Big Sandy Creek rises in northern Polk County and flows southeast into Hardin County where it joins Village Creek. Big Sandy's total length is approximately 40 miles. Flowing through the heart of the Big Thicket, this natural creek is recognized as an integral part of a unique ecosystem. The creek is from 10 to 30 feet wide, with heavy vegetation lining the banks. Steep banks exist at road crossings. The waters are clear and shallow, but passable at normal water levels. Numerous log jams are prevalent which result in the creek being difficult to float. However, at higher water levels, the submerged logs became a lesser problem and recreational use is feasible.

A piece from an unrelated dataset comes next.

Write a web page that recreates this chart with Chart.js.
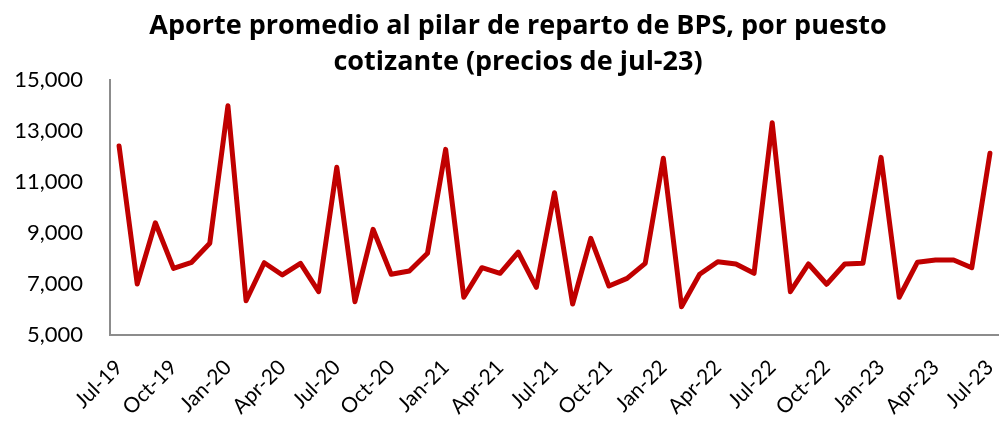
<!DOCTYPE html>
<html>
<head>
<meta charset="utf-8">
<script src="https://cdn.jsdelivr.net/npm/chart.js@4"></script>
<style>
  html, body { margin: 0; padding: 0; background: #fff; }
  #wrap { position: relative; width: 999px; height: 421px; }
  #title {
    position: absolute; left: 0; top: 6px; width: 1036px;
    text-align: center; font: bold 27px "Open Sans", sans-serif;
    line-height: 36px; color: #000;
  }
</style>
</head>
<body>
<div id="wrap">
  <canvas id="chart" width="999" height="421"></canvas>
  <div id="title">Aporte promedio al pilar de reparto de BPS, por puesto<br>cotizante (precios de jul-23)</div>
</div>
<script>
// Meses de jul-19 a jul-23 (etiqueta visible cada 3 meses)
var MONTHS = ["Jan", "Feb", "Mar", "Apr", "May", "Jun", "Jul", "Aug", "Sep", "Oct", "Nov", "Dec"];
var labels = [];
for (var y = 2019; y <= 2023; y++) {
  for (var m = 0; m < 12; m++) {
    if ((y === 2019 && m < 6) || (y === 2023 && m > 6)) continue;
    labels.push(MONTHS[m] + "-" + String(y).slice(2));
  }
}

// Aporte promedio por puesto cotizante (pesos, precios jul-23)
var aporte = [
  12410, 7000, 9400, 7615, 7850, 8600, 13990, 6345, 7835, 7355, 7810, 6700,
  11575, 6305, 9145, 7380, 7510, 8205, 12280, 6480, 7640, 7420, 8245, 6870,
  10580, 6215, 8790, 6920, 7220, 7810, 11930, 6110, 7380, 7875, 7785, 7420,
  13325, 6700, 7785, 6990, 7785, 7810, 11965, 6480, 7850, 7940, 7940, 7640,
  12125
];

var yTicks = [5000, 7000, 9000, 11000, 13000, 15000];

var AXIS = "#8c8c8c";
var RED = "#C00000";

new Chart(document.getElementById("chart"), {
  type: "line",
  data: {
    labels: labels,
    datasets: [{
      data: aporte,
      borderColor: RED,
      borderWidth: 5,
      pointRadius: 0,
      tension: 0,
      borderJoinStyle: "round",
      borderCapStyle: "round",
      fill: false
    }]
  },
  options: {
    responsive: false,
    animation: false,
    layout: { padding: { top: 80, right: 0, left: 0, bottom: 0 } },
    plugins: { legend: { display: false }, title: { display: false }, tooltip: { enabled: false } },
    scales: {
      x: {
        offset: true,
        grid: { display: false, drawTicks: false },
        border: { color: AXIS, width: 2 },
        ticks: {
          autoSkip: false,
          maxRotation: 45,
          minRotation: 45,
          padding: 20,
          color: "#000",
          font: { family: "Lato", size: 21 },
          callback: function (v, i) { return i % 3 === 0 ? labels[i] : null; }
        },
        afterFit: function (s) {
          s.height = 86;
          s.paddingLeft = 0;
          s.paddingRight = 0;
        }
      },
      y: {
        min: yTicks[0],
        max: yTicks[yTicks.length - 1],
        grid: { display: false, drawTicks: false },
        border: { color: AXIS, width: 2 },
        ticks: {
          stepSize: 2000,
          padding: 27,
          color: "#000",
          font: { family: "Lato", size: 22 },
          callback: function (v) { return v.toLocaleString("en-US"); }
        },
        afterFit: function (s) { s.width = 110; }
      }
    }
  }
});
</script>
</body>
</html>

Waterway features and distance between each are as follows: FM 942 crossing - 8 miles east of Leggett (creek is very shallow and narrow), US 190 crossing - east of Livingston on the Alabama-Coushatta Indian Reservation (7 miles), FM 1276 crossing - approximately 3 miles south of the Indian Reservation (the water has deepened considerably at this point) (6 miles), County Road - off FM 1276, six miles south of the Reservation (3 miles), FM 1276, crossing - 10 miles southeast of the Reservation (poor access is available) (5 miles), and US 69 & 287 crossing - 8 miles north of Kountze (16 miles). Approximately 2 miles below US 69 & 287, Big Sandy Creek joins Village Creek.


Bois D'Arc Creek
Fannin County

Bois D'Arc Creek, one of the major drainages of the Red River in Texas, maintains an average width of 75 feet from Highway 79 to its intersection with the Red River. This is normally enough water for recreational use of this two-mile stretch; however, the nearest road crossing on the Red River is Highway 281, approximately 40 miles downstream. Most of the time, the water in Bois D'Arc Creek is clear, and fishing is good. Also, good camping areas are available where Bois D'Arc Creek passes through Caddo National Grasslands (administrated by the U.S. Forest Service).


Buffalo Bayou
Harris County

Buffalo Bayou begins in north central Fort Bend County and flows 65 miles southeast into Harris County where it forms a part of the Houston Ship Channel, eventually emptying into Galveston Bay. The bayou is floatable most of the year; however, it is extremely polluted. Buffalo Bayou flows through Houston, and numerous access points are available. The stretch from State Highway 6 to Loop 610 is reportedly the best section for recreational use.


Caney Creek
Fannin County

Adequate water levels for recreational use are present in Caney Creek most of the year. The creek flows between a few high bluffs and rocks. A short segment from the Red River up Caney Creek to the low water crossing off FM 1753 and FM 274 is reportedly the most feasible for recreational use.


Catfish Creek
Anderson County

Catfish Creek is a scenic stream that has retained much of its natural character. The creek varies in width from 15 to 45 feet while meandering through typical East Texas bottomlands. The entire length is feasible for recreational use; however, overhanging willow and submerged logs often create unfavorable conditions, especially in dry seasons. The stretch from FM 321 to US 84 where Catfish Creek crosses the Trinity River is the best section for recreational use. Camping facilities are available at a number of unimproved, public campgrounds on the Gus Engeling Wildlife Management Area.